For more than a decade, brand name drug prices have exceeded the general inflation rate of other consumer goods by a factor of two-fold to more than 100-fold, according to the new “Rx Price Watch Report: Trends in Retail Prices of Prescription Drugs Widely Used by Older Americans: 2017 Year-End Update” released today by AARP Public Policy Institute.
If retail drug price changes had been limited to the general inflation rate between 2006 and 2017, the average annual cost of therapy for one brand name drug in 2017 would have been $2,178 instead of $6,798. For the average senior taking 4.5 medications each month, this would translate into an annual cost of therapy that is almost $21,000 less than the actual average cost of therapy in 2017 ($9,801 vs. $30,591).
“Despite years of relentless public criticism, brand name drug companies continue increasing the prices of their products at rates that far exceed general inflation,” said AARP Chief Public Policy Officer Debra Whitman. “It’s clear that we need long-term, meaningful policies that go beyond just hoping that the drug industry will voluntarily change its excessive pricing behavior.”
Rx Price Watch Report Highlights
Some highlights from the new report:
- Brand name drug prices increased four times faster than the 2017 general inflation rate.
- Retail prices in 2017 increased for 87 percent of the 267 brand name drugs studied.
- Retail prices for 113 chronic-use brand name drugs on the market since at least 2006 increased cumulatively over 12 years by an average of 214 percent compared with the cumulative general inflation rate of 25 percent between 2006 to 2017.
“The average older American taking 4.5 prescription medications each month would have faced more than $30,000 in brand name costs last year,” said Leigh Purvis, Director of Health Services Research, AARP Public Policy Institute, and co-author of the report. “That amount surpasses the median annual income of $26,200 for someone on Medicare by more than 20 percent. No American should have to choose between paying for their drugs and paying for food or rent.”

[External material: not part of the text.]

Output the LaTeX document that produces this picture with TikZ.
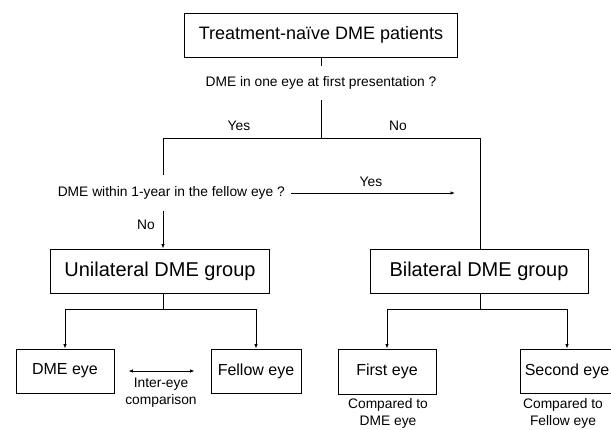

About Rx Price Watch Report Methodology
AARP Public Policy Institute, in collaboration with the PRIME Institute at the University of Minnesota, developed a market basket to examine retail price trends among brand name drugs widely used by older Americans, including Medicare beneficiaries. Using data from the Truven Health MarketScan® Research Databases, this report analyzed retail price changes between 2006 and 2017 for a combined market basket of 267 brand name drugs.